- Cover of The Best of David Jove's New Wave Theatre, Volume 2
- Genre: Variety Music
- Written by: David Jove Ed Ochs
- Directed by: David Jove
- Presented by: Peter Ivers
- Opening theme: "American Music" by The Blasters
- Country of origin: United States
- Original language: English

Production
- Running time: 28 minutes
- Production company: All World Stage

Original release
- Network: USA Network
- Release: 1982 – 1983

= New Wave Theatre =

New Wave Theatre is a television program that was broadcast locally in the Los Angeles area on UHF channel 18 and eventually on the USA Network as part of the late night variety show Night Flight during the early 1980s. The show was created and produced by David Jove, who also wrote the program with Billboard magazine editor Ed Ochs. It was noted for showcasing rising punk and new wave acts, including Bad Religion, Fear, the Dead Kennedys, 45 Grave, The Angry Samoans and The Circle Jerks.

==Format==

Peter Ivers, a Harvard-educated musician, was the host for the entire run of the show. The format was extremely loose, in part because of the desire to maintain the raw energy of the live performances, as well as the limited production budget. The program was presented in a format dubbed live taped. The action was shot live and the video was then spliced with video clips, photos and graphics of everything from an exploding atomic bomb to a woman wringing a chicken's neck.

The show started with a montage of clips from punk and new wave acts while the title appeared and the theme song, an abrupt mixture of Fear's "Camarillo" and The Blasters' "American Music", played. Ivers would appear at the beginning and end of each show wearing dark glasses, spouting a stream of consciousness spiel about life, art and music. Besides the top-billed music acts, short skits were shown, including Sri Maharooni, a chain-smoking Indian fakir speaking about the meaning of life, and Chris Genkel (played by actor Robert Roll), a pitchman hawking bizarre products for "gherkins" from his company, Genkel Wax Works, in Adonai, Illinois. Celebrities, including Debra Winger and Beverly D'Angelo, were known to show up at NWTs tapings. Elvira, Mistress of the Dark, who'd just begun hosting Elvira's Movie Macabre on KHJ-TV, appeared on Episode #2 and delivered one of the Genkel Wax Works commercials that week.

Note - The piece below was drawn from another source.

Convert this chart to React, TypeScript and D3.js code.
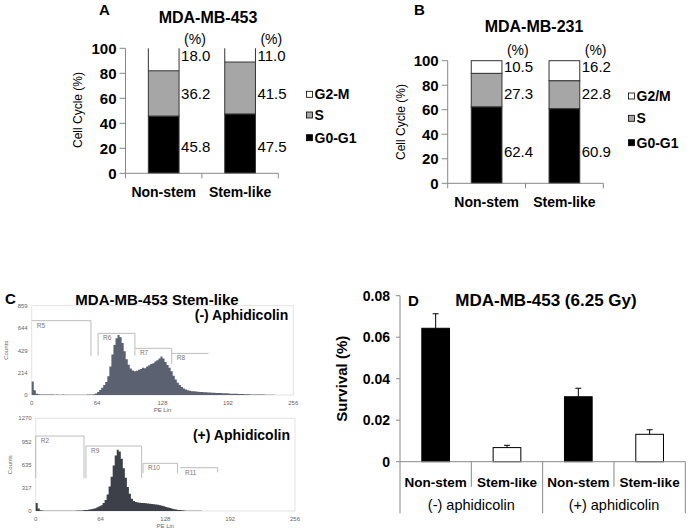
import React from "react";
import * as d3 from "d3";

const FONT = "'Liberation Sans', Arial, sans-serif";

// Panel A / B data
const cycleCats = ["Non-stem", "Stem-like"];
const phases = ["G0-G1", "S", "G2-M"];
const a453G0 = [45.8, 47.5];
const a453S = [36.2, 41.5];
const a453G2 = [18.0, 11.0];
const b231G0 = [62.4, 60.9];
const b231S = [27.3, 22.8];
const b231G2 = [10.5, 16.2];
const cycleTicks = [0, 20, 40, 60, 80, 100];
const legendA = ["G2-M", "S", "G0-G1"];
const legendB = ["G2/M", "S", "G0-G1"];
const labelLevelsA = [21.5, 63.5, 94.5];
const labelLevelsB = [26, 73.5, 95];

// Panel C data: counts in 2-unit PE Lin bins (0..254)
const minusCounts = [
  130, 45, 12, 7, 6, 5, 6, 4, 5, 4, 4, 3, 4, 3, 3, 4,
  3, 3, 2, 3, 3, 2, 3, 3, 2, 3, 3, 4, 4, 5, 7, 14,
  28, 48, 70, 95, 125, 180, 275, 390, 480, 545, 578, 555, 500, 420, 345, 290,
  255, 236, 228, 234, 242, 250, 262, 258, 275, 285, 298, 305, 322, 335, 350, 370,
  352, 318, 288, 262, 228, 185, 148, 118, 95, 76, 62, 52, 46, 41, 37, 35,
  33, 31, 29, 28, 27, 26, 24, 24, 22, 22, 20, 19, 19, 17, 16, 16,
  14, 13, 13, 12, 11, 10, 10, 9, 8, 8, 7, 6, 6, 5, 5, 4,
  4, 4, 3, 3, 3, 2, 2, 1, 0, 0, 0, 0, 0, 0, 0, 0,
];
const plusCounts = [
  110, 35, 10, 6, 5, 4, 4, 4, 3, 4, 3, 3, 3, 4, 3, 3,
  4, 4, 5, 5, 6, 7, 8, 10, 12, 15, 19, 25, 31, 38, 52, 66,
  80, 110, 150, 225, 335, 470, 625, 760, 840, 815, 715, 585, 455, 330, 235, 168,
  138, 122, 116, 113, 111, 109, 106, 104, 100, 96, 92, 88, 84, 79, 72, 64,
  56, 48, 40, 32, 25, 19, 15, 12, 9, 7, 5, 4, 3, 3, 2, 2,
  2, 2, 1, 1, 1, 1, 1, 1, 1, 1, 0, 0, 0, 0, 0, 0,
  0, 0, 0, 0, 0, 0, 0, 0, 0, 0, 0, 0, 0, 0, 0, 0,
  0, 0, 0, 0, 0, 0, 0, 0, 0, 0, 0, 0, 0, 0, 0, 0,
];
const peTicks = [0, 64, 128, 192, 256];
const minusCountTicks = [0, 214, 429, 644, 859];
const plusCountTicks = [0, 317, 635, 952, 1270];
const minusGates = [
  { name: "R5", x0: 0, x1: 58, top: 715, bottom: 375, left: false, right: true },
  { name: "R6", x0: 65, x1: 101, top: 593, bottom: 380, left: true, right: true },
  { name: "R7", x0: 101, x1: 137, top: 449, bottom: 300, left: false, right: true },
  { name: "R8", x0: 137, x1: 173, top: 400, bottom: 400, left: false, right: false },
];
const plusGates = [
  { name: "R2", x0: 0, x1: 47.7, top: 1027, bottom: 450, left: true, right: true },
  { name: "R9", x0: 49.6, x1: 104.6, top: 890, bottom: 450, left: true, right: true },
  { name: "R10", x0: 106, x1: 140, top: 653, bottom: 520, left: true, right: true },
  { name: "R11", x0: 142.5, x1: 179.7, top: 593, bottom: 530, left: false, right: true },
];

// Panel D data
const survCats = ["Non-stem", "Stem-like", "Non-stem", "Stem-like"];
const survGroups = ["(-) aphidicolin", "(+) aphidicolin"];
const survMeans = [0.0643, 0.0068, 0.0313, 0.0132];
const survErrs = [0.007, 0.0011, 0.0041, 0.0022];
const survTicks = [0, 0.02, 0.04, 0.06, 0.08];

const phaseColors = ["#000000", "#a6a6a6", "#ffffff"];

function CyclePanel(props: any) {
  const { g0, s, g2, xRange, yRange, labelLevels, legend, legendX, legendYs, openTop, pctY } = props;
  const y = d3.scaleLinear().domain([0, 100]).range(yRange);
  const x = d3.scaleBand().domain(cycleCats).range(xRange).padding(0);
  const bw = 30.7;
  const axisX = xRange[0];
  const stacks = cycleCats.map((c, i) => {
    const vals = [g0[i], s[i], g2[i]];
    let acc = 0;
    return vals.map((v) => {
      const seg = { lo: acc, hi: acc + v, v };
      acc += v;
      return seg;
    });
  });
  return (
    <g fontFamily={FONT}>
      {cycleCats.map((c, i) => {
        const cx = (x(c) as number) + x.bandwidth() / 2;
        const x0 = cx - bw / 2;
        return (
          <g key={c}>
            {stacks[i].map((seg, j) => {
              const top = j === 2 ? 100 : seg.hi;
              const yt = y(Math.min(top, 100));
              const yb = y(seg.lo);
              if (j === 2 && openTop) {
                return (
                  <g key={j}>
                    <line x1={x0} x2={x0} y1={yt} y2={yb} stroke="#333" strokeWidth={1} />
                    <line x1={x0 + bw} x2={x0 + bw} y1={yt} y2={yb} stroke="#333" strokeWidth={1} />
                  </g>
                );
              }
              return (
                <rect key={j} x={x0} y={yt} width={bw} height={yb - yt} fill={phaseColors[j]} stroke="#333" strokeWidth={1} />
              );
            })}
            {stacks[i].map((seg, j) => (
              <text key={"l" + j} x={x0 + bw + 2} y={y(labelLevels[j])} dy="0.36em" fontSize={15} fill="#000">
                {seg.v.toFixed(1)}
              </text>
            ))}
            <text x={x0 + bw + 5} y={y(pctY)} dy="0.36em" fontSize={14}>(%)</text>
          </g>
        );
      })}
      <line x1={axisX} x2={axisX} y1={yRange[1]} y2={yRange[0]} stroke="#888" />
      {cycleTicks.map((t) => (
        <g key={t}>
          <line x1={axisX - 6} x2={axisX} y1={y(t)} y2={y(t)} stroke="#888" />
          <text x={axisX - 9} y={y(t)} dy="0.36em" textAnchor="end" fontSize={15} fontWeight="bold">{t}</text>
        </g>
      ))}
      <line x1={xRange[0]} x2={xRange[1]} y1={yRange[0]} y2={yRange[0]} stroke="#888" />
      {[0, 1, 2].map((k) => {
        const xx = xRange[0] + k * x.step();
        return <line key={k} x1={xx} x2={xx} y1={yRange[0]} y2={yRange[0] + 5} stroke="#888" />;
      })}
      {cycleCats.map((c) => (
        <text key={c} x={(x(c) as number) + x.bandwidth() / 2} y={yRange[0] + 19} dy="0.36em" textAnchor="middle" fontSize={14} fontWeight="bold">{c}</text>
      ))}
      {legend.map((l: string, k: number) => (
        <g key={l}>
          <rect x={legendX} y={legendYs[k] - 3} width={6} height={6} fill={phaseColors[2 - k]} stroke="#000" strokeWidth={0.8} />
          <text x={legendX + 8} y={legendYs[k]} dy="0.36em" fontSize={14} fontWeight="bold">{l}</text>
        </g>
      ))}
    </g>
  );
}

function Histogram(props: any) {
  const { counts, xRange, yRange, yMax, yTicks, gates, fill, label, labelY } = props;
  const x = d3.scaleLinear().domain([0, 256]).range(xRange);
  const y = d3.scaleLinear().domain([0, yMax]).range(yRange);
  const pts = counts.map((c: number, i: number) => [i * 2, c]);
  pts.push([256, 0]);
  const area = d3
    .area<number[]>()
    .x((d) => x(d[0]))
    .y0(y(0))
    .y1((d) => y(d[1]))
    .curve(d3.curveStepAfter);
  return (
    <g fontFamily={FONT}>
      <rect x={xRange[0]} y={yRange[1]} width={xRange[1] - xRange[0]} height={yRange[0] - yRange[1]} fill="none" stroke="#e3e3e3" strokeWidth={1} />
      <path d={area(pts) || ""} fill={fill} />
      {gates.map((g: any) => (
        <g key={g.name} stroke="#b5b5b5" strokeWidth={0.9} fill="none">
          <line x1={x(g.x0)} x2={x(g.x1)} y1={y(g.top)} y2={y(g.top)} />
          {g.left && <line x1={x(g.x0)} x2={x(g.x0)} y1={y(g.top)} y2={y(g.bottom)} />}
          {g.right && <line x1={x(g.x1)} x2={x(g.x1)} y1={y(g.top)} y2={y(g.bottom)} />}
        </g>
      ))}
      {gates.map((g: any) => (
        <text key={"t" + g.name} x={x(g.x0) + 5} y={y(g.top) + 7} fontSize={6.5} fill="#777">{g.name}</text>
      ))}
      {yTicks.map((t: number) => (
        <text key={t} x={xRange[0] - 4} y={y(t)} dy="0.36em" textAnchor="end" fontSize={6} fill="#666">{t}</text>
      ))}
      {peTicks.map((t) => (
        <text key={t} x={x(t)} y={yRange[0] + 8} dy="0.36em" textAnchor="middle" fontSize={6} fill="#666">{t}</text>
      ))}
      <text x={(xRange[0] + xRange[1]) / 2} y={yRange[0] + 15} dy="0.36em" textAnchor="middle" fontSize={6} fill="#666">PE Lin</text>
      <text transform={`translate(${xRange[0] - 24},${(yRange[0] + yRange[1]) / 2}) rotate(-90)`} textAnchor="middle" fontSize={6} fill="#666">Counts</text>
      <text x={xRange[1] - 5} y={labelY} dy="0.36em" textAnchor="end" fontSize={14} fontWeight="bold">{label}</text>
    </g>
  );
}

function SurvivalPanel() {
  const xRange: [number, number] = [400, 685.3];
  const yRange: [number, number] = [461.7, 295.7];
  const idx = survCats.map((_, i) => String(i));
  const x = d3.scaleBand().domain(idx).range(xRange).padding(0);
  const y = d3.scaleLinear().domain([0, 0.08]).range(yRange);
  const bw = 27.7;
  const bottom = 513.3;
  return (
    <g fontFamily={FONT}>
      {survMeans.map((m, i) => {
        const cx = (x(String(i)) as number) + x.bandwidth() / 2;
        const top = y(m + survErrs[i]);
        return (
          <g key={i}>
            <line x1={cx} x2={cx} y1={y(m)} y2={top} stroke="#000" strokeWidth={1} />
            <line x1={cx - 3} x2={cx + 3} y1={top} y2={top} stroke="#000" strokeWidth={1} />
            <rect x={cx - bw / 2} y={y(m)} width={bw} height={y(0) - y(m)} fill={i % 2 === 0 ? "#000" : "#fff"} stroke="#000" strokeWidth={1} />
            <text x={cx} y={482} dy="0.36em" textAnchor="middle" fontSize={13.5} fontWeight="bold">{survCats[i]}</text>
          </g>
        );
      })}
      <line x1={xRange[0]} x2={xRange[0]} y1={yRange[1]} y2={bottom} stroke="#888" />
      {survTicks.map((t) => (
        <g key={t}>
          <line x1={xRange[0] - 4} x2={xRange[0]} y1={y(t)} y2={y(t)} stroke="#888" />
          <text x={xRange[0] - 10} y={y(t)} dy="0.36em" textAnchor="end" fontSize={14} fontWeight="bold">{t}</text>
        </g>
      ))}
      <line x1={xRange[0]} x2={xRange[1]} y1={yRange[0]} y2={yRange[0]} stroke="#888" />
      {[1, 2, 3, 4].map((k) => {
        const xx = xRange[0] + k * x.step();
        const long = k % 2 === 0;
        return <line key={k} x1={xx} x2={xx} y1={yRange[0]} y2={long ? bottom : 486.7} stroke="#888" />;
      })}
      {survGroups.map((g, k) => (
        <text key={g} x={xRange[0] + x.step() * (2 * k + 1)} y={505} dy="0.36em" textAnchor="middle" fontSize={14.5}>{g}</text>
      ))}
      <text transform={`translate(347,${(yRange[0] + yRange[1]) / 2}) rotate(-90)`} textAnchor="middle" fontSize={15} fontWeight="bold">Survival (%)</text>
      <text x={546} y={306} textAnchor="middle" fontSize={17} fontWeight="bold">MDA-MB-453 (6.25 Gy)</text>
    </g>
  );
}

export default function App() {
  return (
    <svg width={689} height={532} style={{ position: "absolute", left: 0, top: 0, background: "#fff" }} fontFamily={FONT}>
      <rect x={0} y={0} width={689} height={532} fill="#fff" />
      <text x={99} y={15} fontSize={15} fontWeight="bold">A</text>
      <text x={208} y={23} textAnchor="middle" fontSize={16} fontWeight="bold">MDA-MB-453</text>
      <text transform="translate(82,110) rotate(-90)" textAnchor="middle" fontSize={12}>Cell Cycle (%)</text>
      <CyclePanel g0={a453G0} s={a453S} g2={a453G2} xRange={[125.5, 278.3]} yRange={[173.3, 48.3]}
        labelLevels={labelLevelsA} legend={legendA} legendX={306.5} legendYs={[94.3, 115, 137.7]} openTop={true} pctY={107.5} />
      <text x={414} y={15} fontSize={15} fontWeight="bold">B</text>
      <text x={534} y={32} textAnchor="middle" fontSize={16} fontWeight="bold">MDA-MB-231</text>
      <text transform="translate(405,122) rotate(-90)" textAnchor="middle" fontSize={12}>Cell Cycle (%)</text>
      <CyclePanel g0={b231G0} s={b231S} g2={b231G2} xRange={[447.7, 603.3]} yRange={[183.3, 60.7]}
        labelLevels={labelLevelsB} legend={legendB} legendX={628.5} legendYs={[96, 118.3, 142.7]} openTop={false} pctY={109} />
      <text x={5} y={304} fontSize={15} fontWeight="bold">C</text>
      <text x={157} y={305} textAnchor="middle" fontSize={15} fontWeight="bold">MDA-MB-453 Stem-like</text>
      <Histogram counts={minusCounts} xRange={[31.7, 293.3]} yRange={[395, 305.7]} yMax={859} yTicks={minusCountTicks}
        gates={minusGates} fill="#5b6170" label="(-) Aphidicolin" labelY={315} />
      <Histogram counts={plusCounts} xRange={[35.7, 295]} yRange={[511, 418.3]} yMax={1270} yTicks={plusCountTicks}
        gates={plusGates} fill="#3d4048" label="(+) Aphidicolin" labelY={435} />
      <text x={408} y={306} fontSize={15} fontWeight="bold">D</text>
      <SurvivalPanel />
    </svg>
  );
}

New Wave Theatre came to an end in March 1983 when Ivers was found bludgeoned to death in his LA apartment."

Rhino Video released two volumes of the best of New Wave Theatre in 1991 (Rhino Video numbers RNVD 2903 and RNVD 2904). Both are out of print but used copies are not hard to find.

==The Top==
Ivers' friend, movie producer/director/writer Harold Ramis, offered Jove help and the result was a pilot show for local TV (KTLA) called The Top directed by Jove, produced by the then prolific music video producer Paul Flattery (he and Jove first collaborated on "Stop In The Name Of Love", a video for The Hollies, which incorporated many of Jove's signature public domain footage montages) and executive produced by Ramis. Ramis basically lent his name (as well as industry clout, contacts and credibility) to the show which was conceived partially to continue the spirit of New Wave Theatre but also to take advantage of the then-emerging music video scene. (Flattery's music video resume was a who's who of the 80s).

Chevy Chase was the initial host but during the taping of his monologue at the head of the show, he went off-script and invited a drunk audience member on stage with him. After hurling the guy off-stage, a fight broke out between Chase and the audience and Chase walked off the show. Filming continued and then a week later, inserts were shot with Andy Kaufman as the host (in his last public appearance). The Top got good ratings but despite enlisting Rodney Dangerfield, Bill Murray, Dan Aykroyd, Cyndi Lauper and The Romantics to perform during the pilot, the relationship between all of the parties - Jove, Flattery, Ramis and the KTLA executives - was so damaged by Jove's often bizarre and erratic behavior that no more episodes were produced.